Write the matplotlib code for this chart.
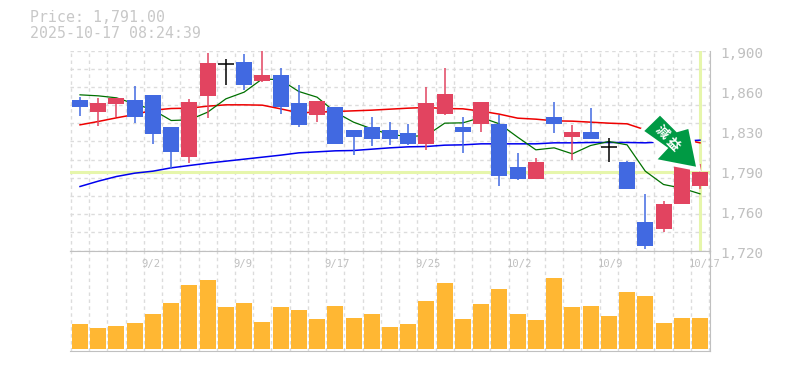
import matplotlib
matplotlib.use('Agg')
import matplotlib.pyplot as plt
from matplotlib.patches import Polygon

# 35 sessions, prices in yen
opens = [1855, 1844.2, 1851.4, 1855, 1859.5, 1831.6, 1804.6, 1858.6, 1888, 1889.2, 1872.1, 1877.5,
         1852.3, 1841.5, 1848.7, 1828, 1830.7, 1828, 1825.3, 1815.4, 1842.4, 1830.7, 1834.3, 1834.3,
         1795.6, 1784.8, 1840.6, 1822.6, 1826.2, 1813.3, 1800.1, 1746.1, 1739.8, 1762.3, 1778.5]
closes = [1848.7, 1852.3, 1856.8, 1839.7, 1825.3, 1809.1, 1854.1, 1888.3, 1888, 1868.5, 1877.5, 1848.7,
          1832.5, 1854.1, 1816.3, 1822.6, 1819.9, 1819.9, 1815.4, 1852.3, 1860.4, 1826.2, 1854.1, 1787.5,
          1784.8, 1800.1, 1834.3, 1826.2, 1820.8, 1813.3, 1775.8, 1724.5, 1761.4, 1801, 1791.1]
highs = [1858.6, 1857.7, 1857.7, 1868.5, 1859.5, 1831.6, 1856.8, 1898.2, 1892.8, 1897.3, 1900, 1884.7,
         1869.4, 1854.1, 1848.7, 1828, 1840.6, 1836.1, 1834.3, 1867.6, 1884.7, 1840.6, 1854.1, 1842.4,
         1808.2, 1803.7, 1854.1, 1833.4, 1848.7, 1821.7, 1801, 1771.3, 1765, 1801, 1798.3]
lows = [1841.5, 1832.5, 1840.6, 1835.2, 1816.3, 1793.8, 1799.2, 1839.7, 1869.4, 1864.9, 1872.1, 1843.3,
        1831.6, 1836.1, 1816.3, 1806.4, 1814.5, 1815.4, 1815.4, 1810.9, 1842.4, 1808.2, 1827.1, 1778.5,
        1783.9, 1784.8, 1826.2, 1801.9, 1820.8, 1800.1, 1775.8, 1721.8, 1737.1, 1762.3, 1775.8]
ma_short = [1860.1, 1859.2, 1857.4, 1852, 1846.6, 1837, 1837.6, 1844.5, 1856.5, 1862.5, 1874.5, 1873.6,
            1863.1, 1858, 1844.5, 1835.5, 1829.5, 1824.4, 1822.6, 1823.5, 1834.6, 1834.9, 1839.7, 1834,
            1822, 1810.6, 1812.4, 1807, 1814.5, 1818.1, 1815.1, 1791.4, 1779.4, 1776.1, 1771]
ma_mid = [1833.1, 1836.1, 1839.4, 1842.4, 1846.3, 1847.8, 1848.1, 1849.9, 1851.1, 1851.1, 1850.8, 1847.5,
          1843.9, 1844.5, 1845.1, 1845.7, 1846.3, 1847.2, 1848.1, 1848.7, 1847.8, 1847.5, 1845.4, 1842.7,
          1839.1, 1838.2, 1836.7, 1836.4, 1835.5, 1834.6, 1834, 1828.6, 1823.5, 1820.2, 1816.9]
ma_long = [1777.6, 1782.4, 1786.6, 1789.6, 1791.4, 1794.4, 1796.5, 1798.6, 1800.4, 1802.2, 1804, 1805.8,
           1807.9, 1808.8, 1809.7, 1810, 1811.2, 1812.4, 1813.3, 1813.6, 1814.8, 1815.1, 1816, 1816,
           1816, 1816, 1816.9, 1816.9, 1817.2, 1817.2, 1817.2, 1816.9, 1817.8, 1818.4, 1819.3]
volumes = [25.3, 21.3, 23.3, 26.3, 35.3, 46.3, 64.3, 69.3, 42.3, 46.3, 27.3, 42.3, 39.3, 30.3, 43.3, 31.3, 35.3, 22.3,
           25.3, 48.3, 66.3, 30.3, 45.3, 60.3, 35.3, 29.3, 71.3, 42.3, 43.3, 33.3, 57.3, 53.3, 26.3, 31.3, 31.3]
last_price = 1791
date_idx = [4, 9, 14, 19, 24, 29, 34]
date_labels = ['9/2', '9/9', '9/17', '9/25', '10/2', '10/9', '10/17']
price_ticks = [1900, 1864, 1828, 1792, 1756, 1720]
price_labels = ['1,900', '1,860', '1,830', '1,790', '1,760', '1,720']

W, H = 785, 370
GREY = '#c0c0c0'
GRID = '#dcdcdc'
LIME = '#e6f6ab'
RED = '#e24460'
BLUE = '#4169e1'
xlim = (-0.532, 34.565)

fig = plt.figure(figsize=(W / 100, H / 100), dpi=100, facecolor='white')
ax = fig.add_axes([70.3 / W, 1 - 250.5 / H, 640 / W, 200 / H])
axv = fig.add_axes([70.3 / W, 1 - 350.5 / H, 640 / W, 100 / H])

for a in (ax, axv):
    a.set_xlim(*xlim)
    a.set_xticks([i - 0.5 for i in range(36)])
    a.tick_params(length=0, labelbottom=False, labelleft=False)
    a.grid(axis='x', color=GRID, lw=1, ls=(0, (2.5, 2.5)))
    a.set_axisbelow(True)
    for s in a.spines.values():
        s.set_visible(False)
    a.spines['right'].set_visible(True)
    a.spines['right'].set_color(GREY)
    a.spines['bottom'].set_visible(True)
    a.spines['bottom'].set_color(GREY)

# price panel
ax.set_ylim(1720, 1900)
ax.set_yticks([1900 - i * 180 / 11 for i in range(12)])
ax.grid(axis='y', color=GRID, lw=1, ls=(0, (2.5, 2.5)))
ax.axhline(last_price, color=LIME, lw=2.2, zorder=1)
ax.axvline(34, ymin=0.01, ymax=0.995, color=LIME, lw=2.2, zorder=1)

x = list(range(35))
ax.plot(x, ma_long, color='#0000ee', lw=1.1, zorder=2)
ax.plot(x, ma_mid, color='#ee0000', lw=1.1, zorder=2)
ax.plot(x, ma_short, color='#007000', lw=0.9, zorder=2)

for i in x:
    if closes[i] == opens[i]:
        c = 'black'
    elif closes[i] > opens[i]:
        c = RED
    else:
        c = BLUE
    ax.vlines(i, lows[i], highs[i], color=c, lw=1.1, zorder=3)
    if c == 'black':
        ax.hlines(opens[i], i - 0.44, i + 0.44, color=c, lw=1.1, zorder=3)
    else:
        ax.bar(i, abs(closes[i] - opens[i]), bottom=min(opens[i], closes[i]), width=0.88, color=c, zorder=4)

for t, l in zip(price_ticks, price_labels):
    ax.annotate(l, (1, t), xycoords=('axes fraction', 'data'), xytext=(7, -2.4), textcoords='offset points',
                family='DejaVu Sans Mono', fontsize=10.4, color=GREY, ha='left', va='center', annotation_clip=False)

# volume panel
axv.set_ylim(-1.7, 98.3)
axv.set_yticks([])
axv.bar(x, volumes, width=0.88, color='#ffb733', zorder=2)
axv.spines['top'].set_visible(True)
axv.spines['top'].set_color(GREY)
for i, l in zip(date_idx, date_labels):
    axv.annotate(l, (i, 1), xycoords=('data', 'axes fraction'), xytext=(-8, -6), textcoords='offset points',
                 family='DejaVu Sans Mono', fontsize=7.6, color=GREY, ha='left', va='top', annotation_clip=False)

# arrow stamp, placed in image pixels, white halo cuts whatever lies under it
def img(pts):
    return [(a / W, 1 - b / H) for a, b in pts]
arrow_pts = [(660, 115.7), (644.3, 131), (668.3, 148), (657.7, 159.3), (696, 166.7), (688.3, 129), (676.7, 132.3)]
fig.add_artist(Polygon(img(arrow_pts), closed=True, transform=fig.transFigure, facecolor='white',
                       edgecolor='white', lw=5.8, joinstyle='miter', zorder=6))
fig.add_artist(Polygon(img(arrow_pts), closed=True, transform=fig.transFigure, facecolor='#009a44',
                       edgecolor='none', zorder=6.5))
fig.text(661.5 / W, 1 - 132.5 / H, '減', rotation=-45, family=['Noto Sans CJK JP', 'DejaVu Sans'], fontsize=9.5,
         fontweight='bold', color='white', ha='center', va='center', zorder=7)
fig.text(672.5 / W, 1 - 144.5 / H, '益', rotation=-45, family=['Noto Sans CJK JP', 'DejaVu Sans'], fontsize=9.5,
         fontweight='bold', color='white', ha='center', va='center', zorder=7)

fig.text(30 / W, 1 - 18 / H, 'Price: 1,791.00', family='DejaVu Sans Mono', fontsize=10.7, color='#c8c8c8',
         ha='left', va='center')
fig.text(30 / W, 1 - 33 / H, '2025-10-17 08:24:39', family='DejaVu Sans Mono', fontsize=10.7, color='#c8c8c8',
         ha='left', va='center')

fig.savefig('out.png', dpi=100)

+ + +

◆ WHAT TO DO ◆
Pictures are excluded; extract exactly the lines from the start of the data through the line that holds "from matplotlib.patches import Polygon", both ends included.

◆ CORRECT RESPONSE ◆
Write the matplotlib code for this chart.
import matplotlib
matplotlib.use('Agg')
import matplotlib.pyplot as plt
from matplotlib.patches import Polygon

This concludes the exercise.